Workarounds often carry risk. Consider the risk that I was taking when I stopped on the side of the road, raised the hood on my car, disconnected the fuel filter, cleared the blockage, and then replaced the fuel filter. Applying this workaround represented a significant risk. I wouldn’t do it now, as these days I understand exactly how dangerous it is to work on a car on the side of the road while other cars are passing by. Not to mention the risk associated with sticking a fuel filter that contained fuel, rust and dirt in my mouth. These are all things I wouldn’t do now, because the risk is too high.
IT organizations often do similar things. It’s not uncommon for an IT organization to become accustomed to applying a workaround regularly and never investigating the root cause. One way that this is commonly seen is in a “server reboot”. Usually there is some process or application on the server that has a memory leak, and the organization decided that rather than pursue the root cause of the memory leak, it makes more sense to reboot the server periodically. This is fine, especially when there is a question of cost-effectiveness, but the organization takes significant risk because the reboot does not address the root cause. In other words, it’s very possible that applying the temporary fix in this situation could result in the server rebooting right back into the error condition. Not only that, but IT organizations have a tendency to automate processes like server reboots and process restarts through cron jobs or the equivalent. This is a really bad idea for many reasons, one of which is that eventually the person who automated this workaround will leave the company, and usually these things are poorly documented and ultimately break.

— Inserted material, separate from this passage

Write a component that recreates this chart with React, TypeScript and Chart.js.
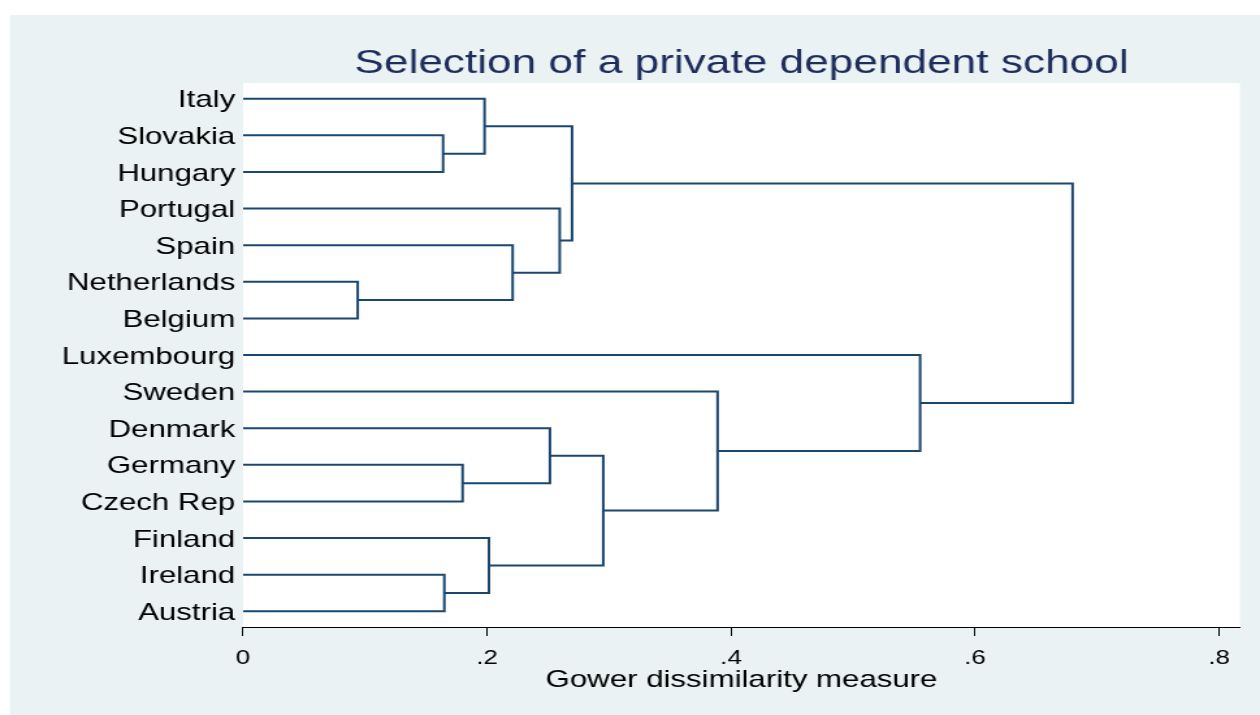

Sometimes it makes sense to keep doing a workaround. In the case of my car, it didn’t. I was simply avoiding fixing the root cause of the problem. Fixing the root cause would have only been a couple of hundred dollars, and it would have ultimately saved me time and money and eliminated significant risk. There were many potential corrections to the root cause, in fact, I used to tell my father that the “correction” was to buy me a new car. I’m still waiting for that “correction”. It could even be said that when I ultimately sold the car that I corrected the root cause, at least from my perspective. I never heard from the people who bought the car how they felt about this.
One last note, sometimes workarounds can be done preventatively. For example, with my car, when I had a date, I would usually apply the workaround before I would pick up my date for the evening. In my teenage mind it made sense to me that I didn’t want the car to stop running in the middle of a date. Thinking back, it might have made more sense to let the car fail in these situations…
Summary
In this series of posts I’ve discussed the differences between incidents and problems. Incidents are interruptions to service, whereas problems are the unknown causes of one or more incidents. I also discussed various aspects of the incident and problem management processes. This discussion was in the context of a real-life situation. Using real-life situations to understand the various best practices that ITIL presents is an excellent way to understand the ITIL best practices.